Crow is also, formally, a very different kind of work from the poems in Hughes’ earlier collections, closer to the free-verse experiments of the modernists, and to the psalm-like structure of Biblical verses, than the traditional stanzas (albeit with Hughes’ trademark use of pararhyme) which we find in Lupercal, for instance.
This interest in religion – and in challenging organised religion by ambitiously trying to come up with a whole mythology of Hughes’ own creation – continued into the 1970s in works like Gaudete, with its emphasis on free love (practised, controversially, by a man of the cloth). Hughes’ later work returns to the form and themes of his earlier career in many ways.
The Individual
Specifically, it is the individual’s survival that matters the most for Hughes, and this is what we see again and again in his poetry: Crow is an individual, the snowdrop is notably singular in that poem, and the hawk that speaks in ‘Hawk Roosting’ is solitary. Solitariness and individuality are far more common in a Hughes poem than collective or group-belonging.
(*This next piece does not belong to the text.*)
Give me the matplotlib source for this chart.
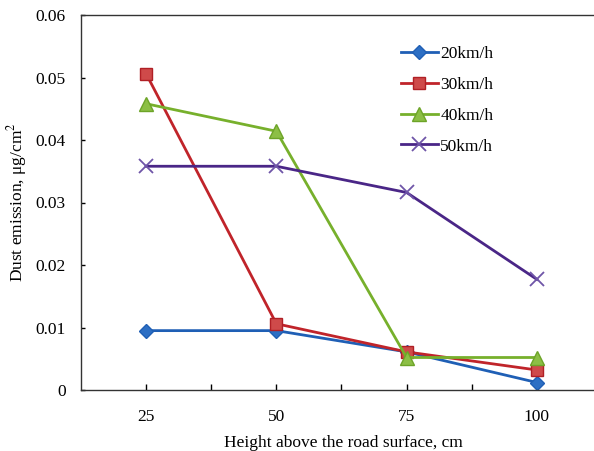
import matplotlib.pyplot as plt
from matplotlib.ticker import FixedLocator

plt.rcParams['font.family'] = ['Liberation Serif', 'DejaVu Serif']
plt.rcParams['mathtext.fontset'] = 'stix'

heights = [25, 50, 75, 100]
v20 = [0.0095, 0.0095, 0.0061, 0.0012]
v30 = [0.0506, 0.0106, 0.0061, 0.0032]
v40 = [0.0458, 0.0414, 0.0052, 0.0052]
v50 = [0.0358, 0.0358, 0.0316, 0.0177]
yticks = [0, 0.01, 0.02, 0.03, 0.04, 0.05, 0.06]
ylabels = ['0', '0.01', '0.02', '0.03', '0.04', '0.05', '0.06']

pos = [1, 2, 3, 4]

fig = plt.figure(figsize=(5.94, 4.51), dpi=100)
# the original is cropped on the right, so the axes run past the figure edge
ax = fig.add_axes([81 / 594, 61 / 451, 525 / 594, 375 / 451])

ax.plot(pos, v20, color='#1f5fb5', lw=2.0, marker='D', ms=7,
        mfc='#2d6fc4', mec='#1f5fb5', label='20km/h')
ax.plot(pos, v30, color='#c0242a', lw=2.0, marker='s', ms=9,
        mfc='#cf4a4a', mec='#b01f25', label='30km/h')
ax.plot(pos, v40, color='#77b02c', lw=2.0, marker='^', ms=10,
        mfc='#8cbf45', mec='#6da428', label='40km/h')
ax.plot(pos, v50, color='#4a2687', lw=2.0, marker='x', ms=10,
        mew=1.3, mec='#6f55a8', label='50km/h')

ax.set_xlim(0.5, 4.5 + 4 / 130.0)
ax.set_ylim(0, 0.06)
ax.xaxis.set_major_locator(FixedLocator(pos))
ax.xaxis.set_minor_locator(FixedLocator([1.5, 2.5, 3.5]))
ax.set_xticklabels([str(h) for h in heights])
ax.set_yticks(yticks)
ax.set_yticklabels(ylabels)
ax.tick_params(axis='x', which='both', direction='in', length=4, width=1,
               labelsize=12.5, pad=14)
ax.tick_params(axis='y', direction='in', length=3, width=1, labelsize=12.5, pad=11)
for s in ax.spines.values():
    s.set_linewidth(1.0)
    s.set_color('#333333')
ax.spines['right'].set_visible(False)

ax.set_xlabel('Height above the road surface, cm', fontsize=12.5, labelpad=7)
ax.set_ylabel('Dust emission, μg/cm$^2$', fontsize=12.5, labelpad=5)

ax.legend(loc='upper left', bbox_to_anchor=(0.58, 0.96), frameon=False,
          fontsize=12.5, handlelength=2.1, handletextpad=0.15, labelspacing=0.85)

fig.savefig('out.png', dpi=100)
It’s the individual’s survival, often against the odds, that exercises his imagination. Tellingly, this may also partly go back to his father: William Hughes was shot in the chest during the First World War, and only saved by the paybook in his breast pocket. Nowhere more clearly is this prominent theme seen than in Crow, which is to Hughes’ work what The Waste Land was to Eliot, not because it is necessarily his most accomplished work but because it is nevertheless his ‘masterpiece’, his truest and most powerful statement of his own distinctive vision and style.
To conclude this introduction to the major themes of Ted Hughes’ work, it’s worth echoing the question which Michael Schmidt poses in his brilliant study The Lives Of The Poets
: is Ted Hughes a ‘nature’ poet in the traditional sense, or are his images of nature ‘symbolic enactments of human types and aggressions’?
In other words, is nature – whether a flower, a fish, a hawk, a fox, or a crow – ever ‘just’ itself in the work of Ted Hughes, or is it a symbol for something beyond the poem?
There are, after all, key poems which suggest that a fox is not just a fox in a Hughes poem – ‘The Thought-Fox’, for instance, shows this duality of nature in his work right from the beginning. Arguably, Hughes is a great nature poet because he is not ‘merely’ a nature poet – not that nature isn’t a sufficient topic for the purview of a poet, on its own.
But Hughes’ work spans a much vaster world than the theatre of animals and plants: it raises questions about human activity, from industrialisation to war to religion and much, much more besides.